→ **GOAL OF THE EXERCISE**
Report how many lines of the entries below contain the word "this", and nothing more.

→ **AVAILABLE DATA**
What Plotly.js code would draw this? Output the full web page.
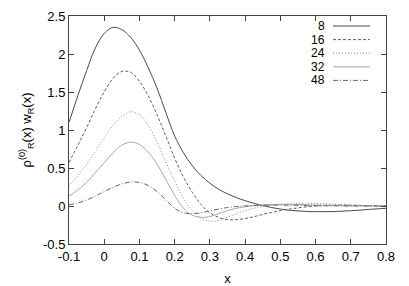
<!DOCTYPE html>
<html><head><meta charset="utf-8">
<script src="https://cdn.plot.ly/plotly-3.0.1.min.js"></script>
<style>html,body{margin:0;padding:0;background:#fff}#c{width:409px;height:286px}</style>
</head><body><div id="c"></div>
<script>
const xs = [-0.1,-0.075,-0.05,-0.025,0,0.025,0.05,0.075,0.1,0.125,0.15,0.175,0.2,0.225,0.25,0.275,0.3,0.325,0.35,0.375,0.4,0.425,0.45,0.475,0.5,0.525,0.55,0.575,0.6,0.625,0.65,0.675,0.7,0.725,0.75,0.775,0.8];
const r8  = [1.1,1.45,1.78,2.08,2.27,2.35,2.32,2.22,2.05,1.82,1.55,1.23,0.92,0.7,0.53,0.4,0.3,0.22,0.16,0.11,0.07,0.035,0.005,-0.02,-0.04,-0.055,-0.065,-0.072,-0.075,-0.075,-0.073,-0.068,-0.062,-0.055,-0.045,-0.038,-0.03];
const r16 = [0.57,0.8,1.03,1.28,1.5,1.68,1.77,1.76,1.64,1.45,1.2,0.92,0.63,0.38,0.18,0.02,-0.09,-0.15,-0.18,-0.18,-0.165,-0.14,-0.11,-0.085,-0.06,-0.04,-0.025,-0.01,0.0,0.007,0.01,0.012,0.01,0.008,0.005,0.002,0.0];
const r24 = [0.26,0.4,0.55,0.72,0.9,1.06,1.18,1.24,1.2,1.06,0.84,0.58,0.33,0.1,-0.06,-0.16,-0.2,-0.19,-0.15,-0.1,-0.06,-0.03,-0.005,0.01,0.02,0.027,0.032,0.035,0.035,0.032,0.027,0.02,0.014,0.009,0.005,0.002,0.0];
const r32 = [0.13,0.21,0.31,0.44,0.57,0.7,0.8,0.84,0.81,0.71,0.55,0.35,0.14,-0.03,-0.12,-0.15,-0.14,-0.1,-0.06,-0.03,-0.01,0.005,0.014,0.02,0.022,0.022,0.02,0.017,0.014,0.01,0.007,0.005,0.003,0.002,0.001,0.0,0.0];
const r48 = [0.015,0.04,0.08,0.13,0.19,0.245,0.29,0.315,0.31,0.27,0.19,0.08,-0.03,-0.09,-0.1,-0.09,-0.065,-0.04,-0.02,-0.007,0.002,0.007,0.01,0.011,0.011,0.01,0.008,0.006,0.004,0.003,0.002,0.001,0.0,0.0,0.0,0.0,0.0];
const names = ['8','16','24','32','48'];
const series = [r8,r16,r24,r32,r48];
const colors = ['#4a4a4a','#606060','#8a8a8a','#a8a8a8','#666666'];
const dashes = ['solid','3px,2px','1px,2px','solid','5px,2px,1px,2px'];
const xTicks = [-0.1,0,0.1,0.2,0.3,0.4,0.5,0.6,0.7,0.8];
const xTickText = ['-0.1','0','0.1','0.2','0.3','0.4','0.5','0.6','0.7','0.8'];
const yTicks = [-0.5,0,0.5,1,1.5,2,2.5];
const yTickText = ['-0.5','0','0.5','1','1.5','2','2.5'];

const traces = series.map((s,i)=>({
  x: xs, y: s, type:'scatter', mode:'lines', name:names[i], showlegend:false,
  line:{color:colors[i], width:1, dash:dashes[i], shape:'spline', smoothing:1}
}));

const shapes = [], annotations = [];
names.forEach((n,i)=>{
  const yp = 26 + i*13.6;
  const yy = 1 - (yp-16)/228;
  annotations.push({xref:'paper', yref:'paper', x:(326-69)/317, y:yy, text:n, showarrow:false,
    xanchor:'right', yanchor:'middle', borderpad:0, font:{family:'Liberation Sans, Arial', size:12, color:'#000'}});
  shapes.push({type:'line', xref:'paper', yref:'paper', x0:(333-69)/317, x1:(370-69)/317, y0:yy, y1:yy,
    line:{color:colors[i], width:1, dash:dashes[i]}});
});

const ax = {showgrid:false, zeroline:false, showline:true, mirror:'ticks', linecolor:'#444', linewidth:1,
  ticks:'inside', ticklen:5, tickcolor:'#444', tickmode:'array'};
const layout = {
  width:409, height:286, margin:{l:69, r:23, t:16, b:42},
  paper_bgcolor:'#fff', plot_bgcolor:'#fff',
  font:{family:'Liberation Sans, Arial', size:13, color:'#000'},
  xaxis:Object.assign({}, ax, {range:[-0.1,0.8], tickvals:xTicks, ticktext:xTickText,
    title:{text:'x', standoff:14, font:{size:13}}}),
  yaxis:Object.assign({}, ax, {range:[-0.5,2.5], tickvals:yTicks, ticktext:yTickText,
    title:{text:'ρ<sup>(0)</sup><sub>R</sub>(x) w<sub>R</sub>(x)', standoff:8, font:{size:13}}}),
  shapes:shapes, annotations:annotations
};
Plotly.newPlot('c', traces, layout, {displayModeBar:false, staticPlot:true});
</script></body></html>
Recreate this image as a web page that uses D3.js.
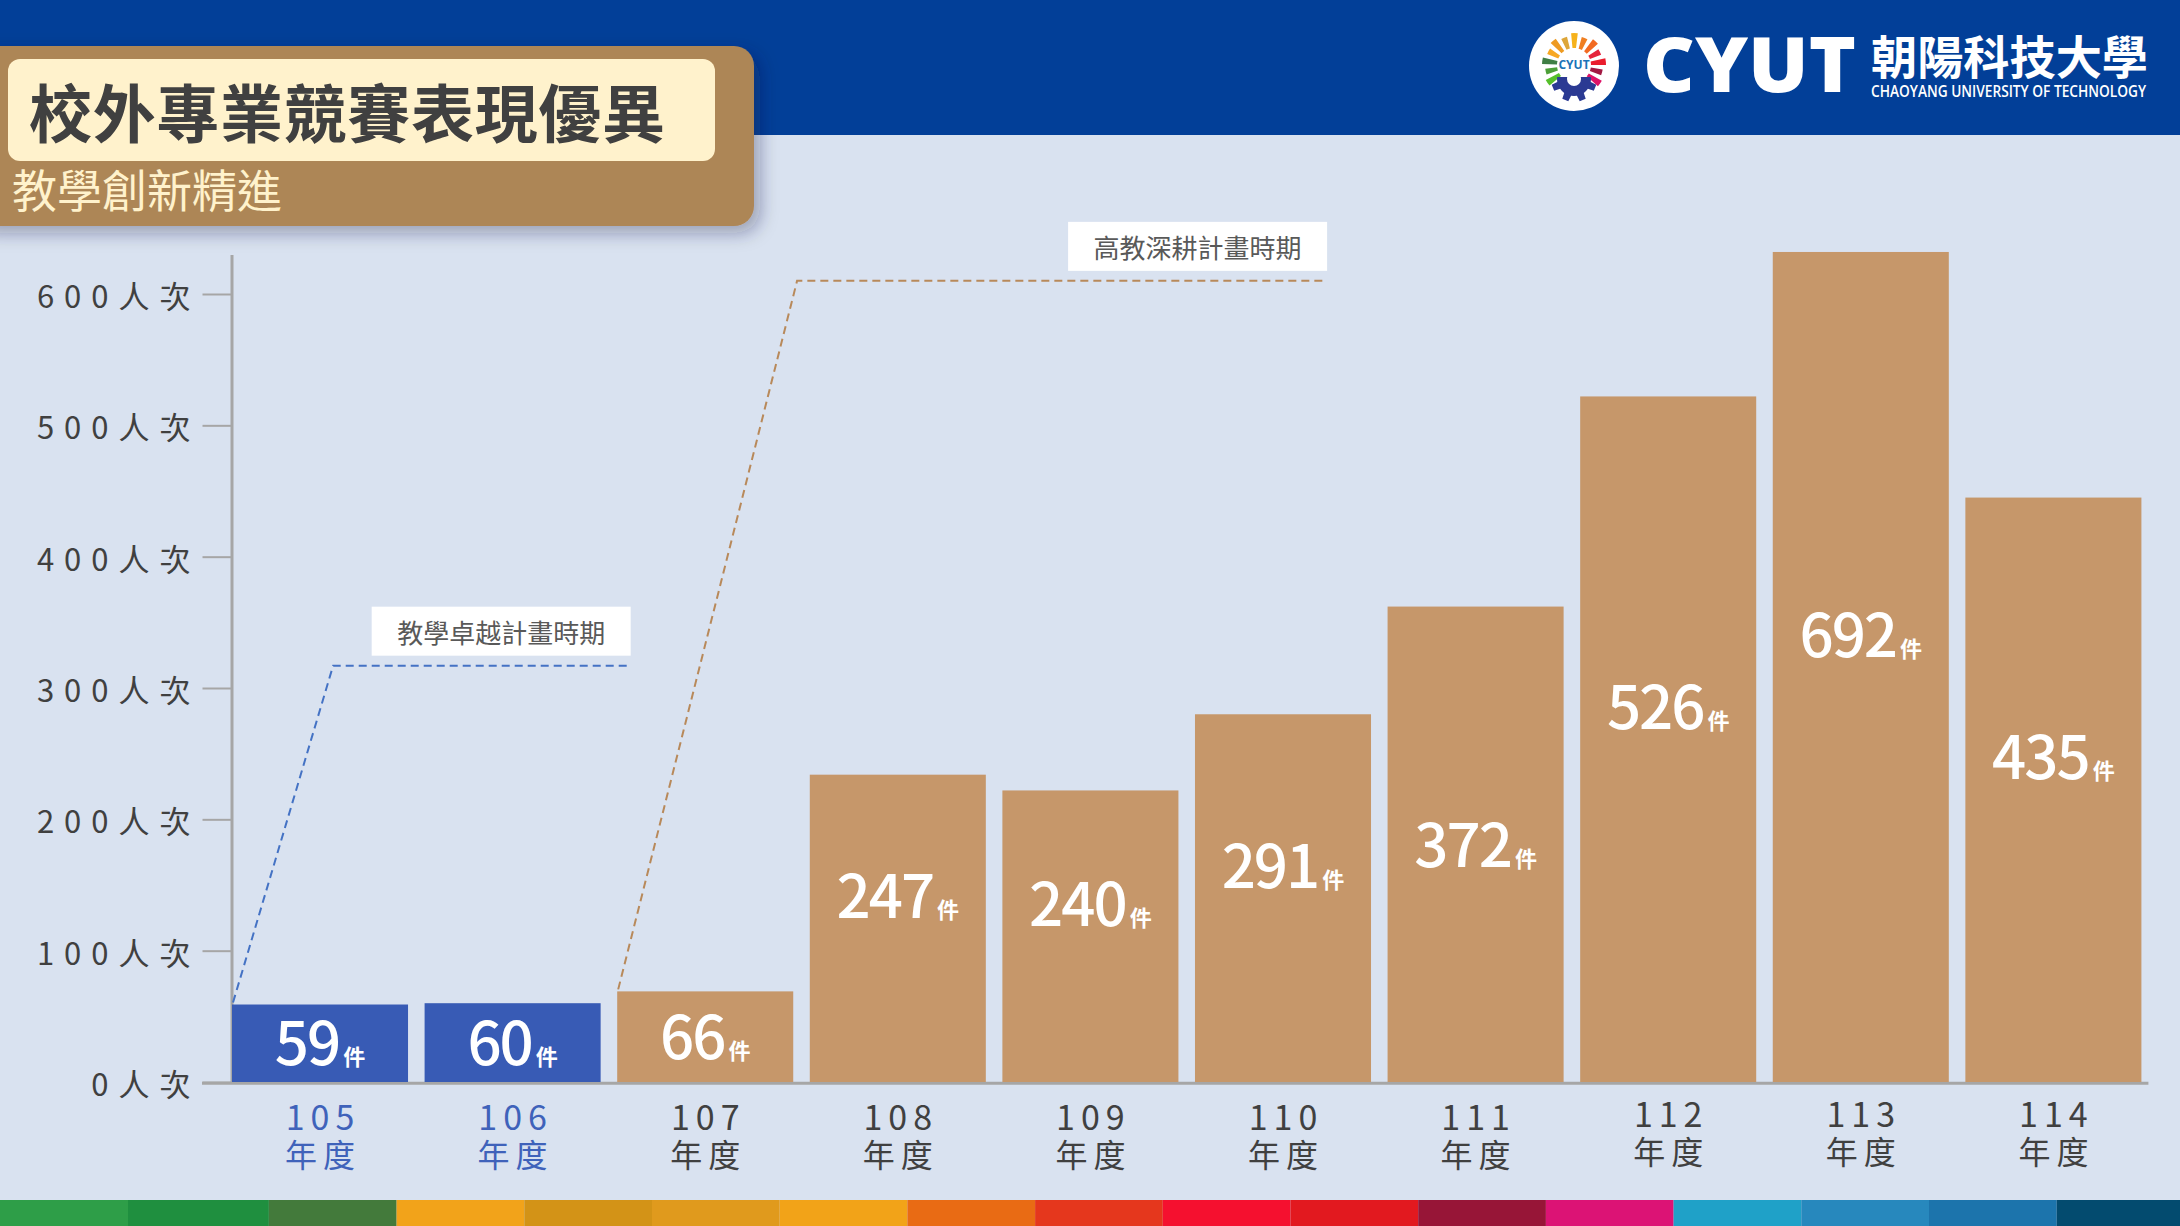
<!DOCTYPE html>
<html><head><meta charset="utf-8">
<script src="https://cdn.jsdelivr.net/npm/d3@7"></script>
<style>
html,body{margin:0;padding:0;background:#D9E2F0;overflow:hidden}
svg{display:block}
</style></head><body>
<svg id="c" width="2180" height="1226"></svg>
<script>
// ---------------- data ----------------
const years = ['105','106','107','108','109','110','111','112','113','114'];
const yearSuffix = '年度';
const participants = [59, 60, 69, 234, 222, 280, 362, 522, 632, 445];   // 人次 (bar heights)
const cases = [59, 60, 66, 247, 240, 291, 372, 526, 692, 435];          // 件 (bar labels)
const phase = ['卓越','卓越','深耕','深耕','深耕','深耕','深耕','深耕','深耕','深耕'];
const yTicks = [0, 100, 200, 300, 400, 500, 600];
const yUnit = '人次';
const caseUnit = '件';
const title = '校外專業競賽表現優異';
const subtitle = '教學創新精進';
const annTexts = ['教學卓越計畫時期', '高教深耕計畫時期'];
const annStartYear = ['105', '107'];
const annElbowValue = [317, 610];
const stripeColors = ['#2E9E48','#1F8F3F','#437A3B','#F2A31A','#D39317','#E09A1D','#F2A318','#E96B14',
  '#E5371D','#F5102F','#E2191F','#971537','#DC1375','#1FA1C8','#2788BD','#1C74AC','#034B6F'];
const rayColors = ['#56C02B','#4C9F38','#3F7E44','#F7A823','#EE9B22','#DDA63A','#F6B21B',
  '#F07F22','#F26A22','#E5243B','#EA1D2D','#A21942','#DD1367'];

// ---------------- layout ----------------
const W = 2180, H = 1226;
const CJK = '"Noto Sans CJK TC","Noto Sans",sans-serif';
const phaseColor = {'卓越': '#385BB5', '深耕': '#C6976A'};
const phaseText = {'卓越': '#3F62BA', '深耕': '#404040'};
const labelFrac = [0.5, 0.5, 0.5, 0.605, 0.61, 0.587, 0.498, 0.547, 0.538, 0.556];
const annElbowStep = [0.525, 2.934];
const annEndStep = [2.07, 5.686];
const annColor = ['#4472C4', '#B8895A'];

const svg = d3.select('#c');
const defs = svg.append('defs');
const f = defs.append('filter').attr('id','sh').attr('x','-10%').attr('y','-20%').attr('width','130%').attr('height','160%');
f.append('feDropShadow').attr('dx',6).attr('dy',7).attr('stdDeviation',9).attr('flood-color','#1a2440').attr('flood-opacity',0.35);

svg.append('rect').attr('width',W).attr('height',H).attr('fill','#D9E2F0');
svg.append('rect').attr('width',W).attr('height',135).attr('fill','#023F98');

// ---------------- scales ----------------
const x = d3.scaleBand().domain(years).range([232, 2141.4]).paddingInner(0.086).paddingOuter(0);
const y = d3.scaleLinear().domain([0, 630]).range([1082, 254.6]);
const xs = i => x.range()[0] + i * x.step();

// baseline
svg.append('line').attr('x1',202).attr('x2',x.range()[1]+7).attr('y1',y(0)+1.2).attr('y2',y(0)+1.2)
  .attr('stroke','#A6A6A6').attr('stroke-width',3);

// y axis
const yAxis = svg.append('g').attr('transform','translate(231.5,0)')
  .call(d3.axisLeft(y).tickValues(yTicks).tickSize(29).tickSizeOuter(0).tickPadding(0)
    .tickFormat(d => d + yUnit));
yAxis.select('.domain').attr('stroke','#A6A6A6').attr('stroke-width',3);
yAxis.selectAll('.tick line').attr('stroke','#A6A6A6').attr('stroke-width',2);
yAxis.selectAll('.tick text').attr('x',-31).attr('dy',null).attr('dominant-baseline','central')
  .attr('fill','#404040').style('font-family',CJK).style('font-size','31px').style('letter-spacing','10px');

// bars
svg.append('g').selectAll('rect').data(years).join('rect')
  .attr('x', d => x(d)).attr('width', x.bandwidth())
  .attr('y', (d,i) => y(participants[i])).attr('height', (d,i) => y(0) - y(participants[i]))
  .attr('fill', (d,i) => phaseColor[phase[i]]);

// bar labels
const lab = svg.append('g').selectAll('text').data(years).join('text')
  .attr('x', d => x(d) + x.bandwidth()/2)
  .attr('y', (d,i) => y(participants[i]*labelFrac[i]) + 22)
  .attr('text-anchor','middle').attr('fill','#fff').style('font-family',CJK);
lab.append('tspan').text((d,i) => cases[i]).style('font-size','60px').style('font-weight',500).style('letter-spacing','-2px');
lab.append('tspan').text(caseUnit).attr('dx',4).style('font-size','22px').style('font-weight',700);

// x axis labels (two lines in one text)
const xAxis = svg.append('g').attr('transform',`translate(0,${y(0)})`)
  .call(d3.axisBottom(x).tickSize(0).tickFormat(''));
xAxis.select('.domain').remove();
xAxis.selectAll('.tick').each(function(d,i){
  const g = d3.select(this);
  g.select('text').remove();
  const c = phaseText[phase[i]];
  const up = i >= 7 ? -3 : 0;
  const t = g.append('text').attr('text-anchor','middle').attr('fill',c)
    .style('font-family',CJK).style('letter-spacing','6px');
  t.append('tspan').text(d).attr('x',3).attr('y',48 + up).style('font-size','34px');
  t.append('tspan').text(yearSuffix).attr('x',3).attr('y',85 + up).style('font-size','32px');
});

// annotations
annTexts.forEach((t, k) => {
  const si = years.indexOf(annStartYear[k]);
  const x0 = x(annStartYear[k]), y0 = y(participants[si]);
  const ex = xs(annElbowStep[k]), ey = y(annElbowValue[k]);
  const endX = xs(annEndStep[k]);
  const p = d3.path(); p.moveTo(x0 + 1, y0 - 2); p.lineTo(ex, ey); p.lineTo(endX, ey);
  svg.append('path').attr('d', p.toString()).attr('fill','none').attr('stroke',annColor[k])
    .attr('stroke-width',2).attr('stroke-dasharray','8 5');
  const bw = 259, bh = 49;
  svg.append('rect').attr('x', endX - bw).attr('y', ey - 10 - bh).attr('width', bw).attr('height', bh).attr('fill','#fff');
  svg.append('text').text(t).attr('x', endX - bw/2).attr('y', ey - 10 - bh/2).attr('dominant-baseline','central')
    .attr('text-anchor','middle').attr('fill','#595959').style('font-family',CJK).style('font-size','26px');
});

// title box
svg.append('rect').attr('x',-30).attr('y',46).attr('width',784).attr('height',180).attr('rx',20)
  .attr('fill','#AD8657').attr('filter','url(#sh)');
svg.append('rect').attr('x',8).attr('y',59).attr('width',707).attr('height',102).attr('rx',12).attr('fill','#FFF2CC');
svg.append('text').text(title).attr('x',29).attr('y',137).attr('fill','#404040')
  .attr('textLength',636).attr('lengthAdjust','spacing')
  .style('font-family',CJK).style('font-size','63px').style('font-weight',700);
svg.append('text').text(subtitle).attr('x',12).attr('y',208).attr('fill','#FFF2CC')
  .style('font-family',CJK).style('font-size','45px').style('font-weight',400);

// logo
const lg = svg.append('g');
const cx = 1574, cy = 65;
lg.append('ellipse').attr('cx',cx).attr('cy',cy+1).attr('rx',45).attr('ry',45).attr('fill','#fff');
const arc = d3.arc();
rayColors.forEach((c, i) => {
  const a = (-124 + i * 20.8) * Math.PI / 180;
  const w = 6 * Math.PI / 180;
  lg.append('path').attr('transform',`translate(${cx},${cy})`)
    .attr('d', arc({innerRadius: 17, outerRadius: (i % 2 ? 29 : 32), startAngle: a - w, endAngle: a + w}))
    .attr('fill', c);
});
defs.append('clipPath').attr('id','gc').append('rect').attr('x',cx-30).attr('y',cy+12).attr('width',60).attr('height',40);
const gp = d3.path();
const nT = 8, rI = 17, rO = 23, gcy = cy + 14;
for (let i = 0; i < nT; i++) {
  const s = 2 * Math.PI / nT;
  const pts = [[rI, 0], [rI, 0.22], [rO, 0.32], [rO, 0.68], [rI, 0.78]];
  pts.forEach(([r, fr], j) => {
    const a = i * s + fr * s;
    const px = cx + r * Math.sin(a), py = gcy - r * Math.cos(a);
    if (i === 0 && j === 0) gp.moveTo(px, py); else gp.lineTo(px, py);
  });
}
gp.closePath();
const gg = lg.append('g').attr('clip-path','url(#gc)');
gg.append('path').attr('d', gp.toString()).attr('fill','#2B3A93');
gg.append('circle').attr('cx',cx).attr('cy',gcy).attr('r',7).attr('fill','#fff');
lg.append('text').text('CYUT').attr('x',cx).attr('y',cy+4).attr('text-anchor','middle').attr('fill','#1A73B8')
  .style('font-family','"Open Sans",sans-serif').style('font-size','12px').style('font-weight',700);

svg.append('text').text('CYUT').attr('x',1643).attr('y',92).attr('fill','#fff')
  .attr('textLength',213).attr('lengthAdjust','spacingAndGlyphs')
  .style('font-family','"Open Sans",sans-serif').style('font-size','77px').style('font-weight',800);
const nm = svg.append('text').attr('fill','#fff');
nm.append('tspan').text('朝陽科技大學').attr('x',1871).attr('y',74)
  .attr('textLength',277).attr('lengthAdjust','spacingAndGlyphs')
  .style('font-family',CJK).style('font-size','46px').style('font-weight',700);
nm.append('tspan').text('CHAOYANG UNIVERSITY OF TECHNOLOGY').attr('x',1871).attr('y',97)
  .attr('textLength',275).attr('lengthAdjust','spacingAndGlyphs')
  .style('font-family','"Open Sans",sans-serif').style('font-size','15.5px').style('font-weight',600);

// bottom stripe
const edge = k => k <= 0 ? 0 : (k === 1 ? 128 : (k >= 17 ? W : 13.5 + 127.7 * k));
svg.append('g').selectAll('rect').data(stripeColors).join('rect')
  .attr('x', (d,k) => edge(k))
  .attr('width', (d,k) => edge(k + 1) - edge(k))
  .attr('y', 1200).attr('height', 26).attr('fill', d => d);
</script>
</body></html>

→ **SOLVED PROBLEM**
3